Among all the options available, programs that have students build real ventures, solving real problems for real communities, produce outsized results. Here is why:

They mirror what colleges want to see. Admissions officers at selective schools have been explicit: they value initiative, leadership, and impact. Building a venture is one of the clearest demonstrations of all three.

They build transferable skills. Project management, teamwork, communication, financial literacy, design thinking, resilience. These are not just college application talking points. They are life skills that serve students regardless of what they study or where they work.

They create authentic essay material. The college essay is one of the most important components of an application. Students who have built something real have stories to tell that are specific, personal, and compelling, exactly what admissions officers are looking for.

They give students agency. Instead of consuming content or following someone else's curriculum, students in venture-building programs make real decisions with real consequences. This is profoundly different from most high school experiences, and the growth it produces is visible.

For more on how this kind of experience translates to college applications, read our article on why entrepreneurship is the smartest college application strategy.

Affordability and Financial Aid

Cost is a real consideration. Many high-quality summer programs are expensive, and the sticker price can be a barrier for families who would benefit most. Here are some things to keep in mind:

Ask about financial aid. Many programs offer need-based aid, scholarships, or sliding-scale pricing. Do not assume a program is out of reach before asking. Loona offers financial aid to ensure that cost is not the reason a motivated student misses out.

Compare value, not just price. A $2,000 program that produces a real venture, measurable skills, and strong mentorship may be worth far more than a $6,000 program that offers a campus tour and a certificate.

Consider the long-term return. A strong summer experience does not just improve a college application. It builds skills, confidence, and direction that shape your child's trajectory for years.

How to Start

If your child is motivated, curious, and wants to do something meaningful this summer, you are already in a strong position. Here is a simple path forward:

Explore your options. Look at Loona's full program offerings to understand the range of experiences available, from intensive summer sessions to semester-length programs.
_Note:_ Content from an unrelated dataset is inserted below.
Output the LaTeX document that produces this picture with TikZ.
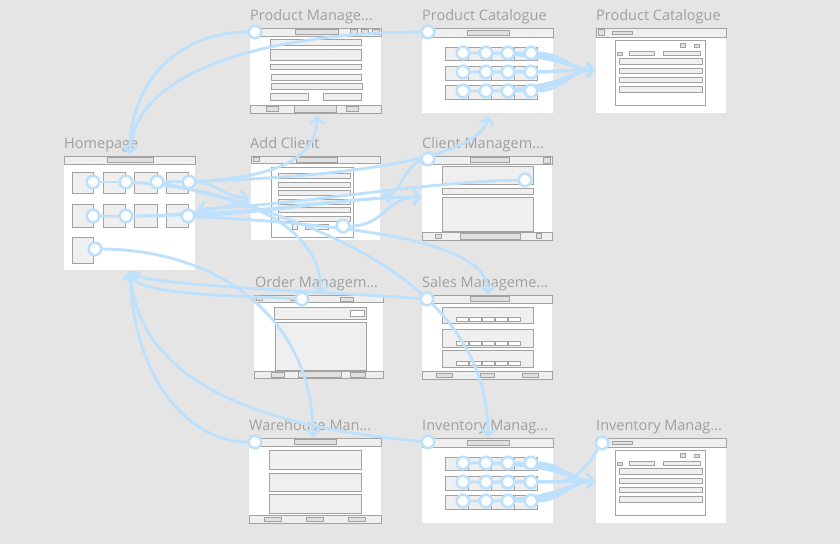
\documentclass[tikz,border=0pt]{standalone}
\usepackage{fontspec}
\setmainfont{Open Sans}
\usetikzlibrary{arrows.meta}
\definecolor{bgcol}{HTML}{E5E5E5}
\definecolor{conncol}{HTML}{BDE0FC}
\definecolor{ttlgray}{HTML}{A0A0A0}
\definecolor{wfline}{HTML}{A2A2A2}
\definecolor{wffill}{HTML}{EFEFEF}
\definecolor{wfdark}{HTML}{E0E0E0}
\pgfdeclarelayer{fg}
\pgfsetlayers{main,fg}
\begin{document}
\begin{tikzpicture}[x=1pt,y=-1pt,
  wf/.style={draw=wfline, fill=wffill, line width=0.3pt},
  wfw/.style={draw=wfline, fill=white, line width=0.3pt},
  wfd/.style={draw=wfline, fill=wfdark, line width=0.3pt},
  ttl/.style={text=ttlgray, anchor=base west, inner sep=0pt, font=\fontsize{14.5}{16}\selectfont},
  conn/.style={draw=conncol, line width=2.8pt, line cap=round},
  arr/.style={conn, -{Straight Barb[length=6pt,width=14pt]}},
  hot/.style={circle, draw=conncol, fill=white, line width=2.6pt, minimum size=12.5pt, inner sep=0pt}]
\useasboundingbox (0,0) rectangle (840,544);
\fill[bgcol] (0,0) rectangle (840,544);

% ---------- titles ----------
\node[ttl] (tHome) at (64,148) {Homepage};
\node[ttl] (tPM) at (250,20.5) {Product Manage...};
\node[ttl] (tPC) at (422,20.5) {Product Catalogue};
\node[ttl] (tPCtwo) at (596,20.5) {Product Catalogue};
\node[ttl] (tAC) at (250,148) {Add Client};
\node[ttl] (tCM) at (422,148) {Client Managem...};
\node[ttl] (tOM) at (255,287) {Order Managem...};
\node[ttl] (tSM) at (422,287) {Sales Manageme...};
\node[ttl] (tWH) at (249,430) {Warehouse Man...};
\node[ttl] (tINV) at (422,430) {Inventory Manag...};
\node[ttl] (tINVtwo) at (596,430) {Inventory Manag...};

% ---------- frames ----------
\fill[white] (64,156) rectangle (195,270);
\fill[white] (250,28) rectangle (381,114);
\fill[white] (422,28) rectangle (553,113);
\fill[white] (596,28) rectangle (726,113);
\fill[white] (251,156) rectangle (380,240);
\fill[white] (422,156) rectangle (552,241);
\fill[white] (254,295) rectangle (383,379);
\fill[white] (422,295) rectangle (552,380);
\fill[white] (249,438) rectangle (381,523);
\fill[white] (422,438) rectangle (553,523);
\fill[white] (596,438) rectangle (726,523);

% Homepage content
\draw[wf] (64,156) rectangle (195,164);
\draw[wfd] (107,157.5) rectangle (153,162.5);
\foreach \xa/\xb in {72/93,103/125,134/157,166/188}{
  \draw[wf] (\xa,172) rectangle (\xb,193);
  \draw[wf] (\xa,204) rectangle (\xb,227);
}
\draw[wf] (72,237) rectangle (93,263);

% Product Management content
\draw[wf] (250,28) rectangle (381,36);
\draw[wfd] (295,29.5) rectangle (338,34.5);
\draw[wfd] (350,29.5) rectangle (357,34.5);
\draw[wfd] (361,29.5) rectangle (368,34.5);
\draw[wfd] (372,29.5) rectangle (379,34.5);
\draw[wf] (270,39) rectangle (361,45);
\draw[wf] (270,49) rectangle (361,60);
\draw[wf] (270,64) rectangle (361,69);
\draw[wf] (271,74) rectangle (361,80);
\draw[wf] (271,83) rectangle (362,89);
\draw[wf] (270,93) rectangle (308,100);
\draw[wf] (323,93) rectangle (361,100);
\draw[wf] (250,105) rectangle (381,113);
\draw[wfd] (266,106.5) rectangle (278,111.5);
\draw[wfd] (294,105.5) rectangle (336,112);
\draw[wfd] (346,106.5) rectangle (358,111.5);

% Product Catalogue 1 and Inventory 1 content
\foreach \oy in {0,410}{
  \draw[wf] (422,28+\oy) rectangle (553,37+\oy);
  \draw[wfd] (467,30.5+\oy) rectangle (509,35+\oy);
  \foreach \ya/\yb in {47/60,66/80,85/99}{
    \foreach \xa/\xb in {445/468,468/491,491/514,514/537}{
      \draw[wf] (\xa,\ya+\oy) rectangle (\xb,\yb+\oy);
    }
  }
}

% Product Catalogue 2 and Inventory 2 content
\foreach \oy in {0,410}{
  \draw[wf] (596,28+\oy) rectangle (726,37+\oy);
  \draw[wfd] (598,29.5+\oy) rectangle (604,35.5+\oy);
  \draw[wfd] (612,31.5+\oy) rectangle (632,34+\oy);
  \draw[wfw] (615,40+\oy) rectangle (705,105+\oy);
  \draw[wfd] (680,43+\oy) rectangle (685,47+\oy);
  \draw[wfd] (694,44+\oy) rectangle (699,47.5+\oy);
  \draw[wfd] (617,52+\oy) rectangle (622,55+\oy);
  \draw[wf] (629,51+\oy) rectangle (654,55+\oy);
  \draw[wf] (663,51+\oy) rectangle (700,55+\oy);
  \draw[wf] (619,58+\oy) rectangle (702,64+\oy);
  \draw[wf] (619,68+\oy) rectangle (702,73+\oy);
  \draw[wf] (619,77+\oy) rectangle (702,82+\oy);
  \draw[wf] (619,86+\oy) rectangle (702,92+\oy);
}

% Add Client content
\draw[wf] (251,156) rectangle (380,163);
\draw[wfd] (253,157.5) rectangle (259,161.5);
\draw[wfd] (296,157.5) rectangle (337,162);
\draw[wfw] (271,167) rectangle (353,237);
\foreach \ya in {173,182,190,199,207,216}{
  \draw[wf] (278,\ya) rectangle (350,\ya+5);
}
\draw[wf] (292,224) rectangle (297,229);
\draw[wf] (305,224) rectangle (328,229);

% Client Management content
\draw[wf] (422,156) rectangle (552,164);
\draw[wfd] (470,157.5) rectangle (509,162);
\draw[wfd] (543,157) rectangle (550,163.5);
\draw[wf] (442,166) rectangle (533,184);
\draw[wf] (442,188) rectangle (533,194);
\draw[wf] (442,197) rectangle (533,231);
\draw[wf] (422,232) rectangle (552,240);
\draw[wfd] (435,234) rectangle (441,238);
\draw[wfd] (460,233) rectangle (520,239);
\draw[wfd] (536,233) rectangle (541,238);

% Order Management content
\draw[wf] (254,295) rectangle (383,302);
\draw[wfd] (256,296.5) rectangle (262,300.5);
\draw[wfd] (290,297) rectangle (296,300.5);
\draw[wfd] (340,297) rectangle (353,301);
\draw[wf] (274,307) rectangle (366,319);
\draw[wfw] (350,310) rectangle (364,316);
\draw[wf] (275,322) rectangle (366,370);
\draw[wf] (254,371) rectangle (383,378);
\draw[wfd] (271,372.5) rectangle (284,377);
\draw[wfd] (298,371.5) rectangle (341,377.5);
\draw[wfd] (350,372.5) rectangle (365,377);

% Sales Management content
\draw[wf] (422,295) rectangle (552,303);
\draw[wfd] (470,296.5) rectangle (509,301.5);
\foreach \ya/\yb in {307/323,329/347,350/367}{
  \draw[wf] (442,\ya) rectangle (533,\yb);
  \foreach \xa in {456,469,482,495,508}{
    \draw[wfw] (\xa,\yb-6) rectangle (\xa+12,\yb-2);
  }
}
\draw[wf] (422,371) rectangle (552,379);
\draw[wfd] (436,373) rectangle (452,377.5);
\draw[wfd] (480,373) rectangle (494,377.5);
\draw[wfd] (522,373) rectangle (538,377.5);

% Warehouse content
\draw[wf] (249,438) rectangle (381,446);
\draw[wfd] (294,439.5) rectangle (336,444.5);
\draw[wf] (269,450) rectangle (361,469);
\draw[wf] (269,473) rectangle (361,491);
\draw[wf] (269,494) rectangle (361,513);
\draw[wf] (249,515) rectangle (381,523);
\draw[wfd] (264,517) rectangle (281,521.5);
\draw[wfd] (306,517) rectangle (323,521.5);
\draw[wfd] (348,517) rectangle (365,521.5);

% ---------- hotspots ----------
\begin{pgfonlayer}{fg}
\node[hot] (cPM) at (255,32) {};
\node[hot] (cPC) at (428,32) {};
\node[hot] (cCM) at (428,159) {};
\node[hot] (cCMtwo) at (525,180) {};
\node[hot] (cAC) at (343,226) {};
\node[hot] (cOM) at (302,299) {};
\node[hot] (cSM) at (427,299) {};
\node[hot] (cWH) at (255,442) {};
\node[hot] (cINV) at (428,442) {};
\node[hot] (cINVtwo) at (602,443) {};
\node[hot] (h11) at (93,182) {};
\node[hot] (h12) at (126,182) {};
\node[hot] (h13) at (157,182) {};
\node[hot] (h14) at (189,182) {};
\node[hot] (h21) at (93,216) {};
\node[hot] (h22) at (126,216) {};
\node[hot] (h24) at (188,216) {};
\node[hot] (h31) at (95,249) {};
\foreach \y [count=\r] in {53,72,91}{
  \foreach \x [count=\c] in {463,486,508,531}{
    \node[hot] (pc\r\c) at (\x,\y) {};
    \node[hot] (iv\r\c) at (\x,\y+410) {};
  }
}
\end{pgfonlayer}

% ---------- arrow targets ----------
\coordinate (aHomeTop) at (130,154);
\coordinate (aHomeRight) at (197,209);
\coordinate (aHomeBot) at (130,271);
\coordinate (aPMbot) at (317,116);
\coordinate (aACleft) at (249,198);
\coordinate (aACright) at (382,196);
\coordinate (aPCbot) at (488,116);
\coordinate (aCMleft) at (421,197);
\coordinate (aOMtop) at (321,294);
\coordinate (aSMtop) at (488,294);
\coordinate (aWHtop) at (313,437);
\coordinate (aINVtop) at (488,437);
\coordinate (aPCtwo) at (595,70);
\coordinate (aINVtwo) at (595,481);
\coordinate (eINVtwo) at (562,481);

% ---------- connectors ----------
\draw[arr] (cPM) .. controls (180,32) and (130,80) .. (aHomeTop);
\draw[arr] (cPC) .. controls (300,32) and (135,60) .. (aHomeTop);
\draw[arr] (h14) .. controls (260,178) and (317,165) .. (aPMbot);
\draw[arr] (h14) .. controls (215,182) and (225,198) .. (aACleft);
\draw[arr] (h13) .. controls (300,180) and (480,165) .. (aPCbot);
\draw[conn] (h11) -- (h12);
\draw[arr] (h12) .. controls (250,190) and (321,230) .. (aOMtop);
\draw[arr] (h13) .. controls (330,220) and (488,290) .. (aINVtop);
\draw[arr] (h24) .. controls (350,225) and (488,240) .. (aSMtop);
\draw[arr] (h24) .. controls (280,212) and (350,197) .. (aCMleft);
\draw[arr] (h21) .. controls (250,218) and (330,197) .. (aCMleft);
\draw[arr] (h22) .. controls (200,216) and (240,204) .. (aACleft);
\draw[arr] (cCMtwo) .. controls (420,182) and (300,205) .. (aHomeRight);
\draw[arr] (cCM) .. controls (405,165) and (400,196) .. (aACright);
\draw[arr] (cAC) .. controls (385,226) and (385,197) .. (aCMleft);
\draw[arr] (h31) .. controls (220,250) and (313,320) .. (aWHtop);
\draw[arr] (cOM) .. controls (220,295) and (135,295) .. (aHomeBot);
\draw[arr] (cSM) .. controls (330,292) and (140,285) .. (aHomeBot);
\draw[arr] (cWH) .. controls (190,442) and (133,380) .. (aHomeBot);
\draw[arr] (cINV) .. controls (300,430) and (140,400) .. (aHomeBot);
\draw[conn] (cINVtwo) .. controls (592,458) and (580,478) .. (eINVtwo);
\foreach \r/\y in {1/53,2/72,3/91}{
  \foreach \c in {1,2,3,4}{
    \draw[arr] (pc\r\c) .. controls (560,\y) and (572,70) .. (aPCtwo);
    \draw[arr] (iv\r\c) .. controls (560,\y+410) and (572,481) .. (aINVtwo);
  }
}
\end{tikzpicture}
\end{document}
Talk to your child about their interests. The best program is one that aligns with something they genuinely care about. Building something real is most powerful when it is rooted in authentic passion.

Start early. The strongest programs fill up, and early applications often receive priority consideration. Give yourselves time to research, apply, and prepare.

Trust the process. Your child does not need to have everything figured out. The right program will meet them where they are and help them grow from there.

Explore our college prep resources for additional guidance on how to make the most of high school and position your student for success.

The Bottom Line

The summer programs that matter most are the ones where students do real work, receive real mentorship, and walk away with real results. As a parent, your job is not to micromanage the process but to help your child find an environment where they can stretch, build, and grow.

The best investment you can make in your child's summer is not a name-brand program or a test prep course. It is an experience that challenges them to create something meaningful. That is what colleges want to see, and more importantly, it is what will serve your child long after the application is submitted.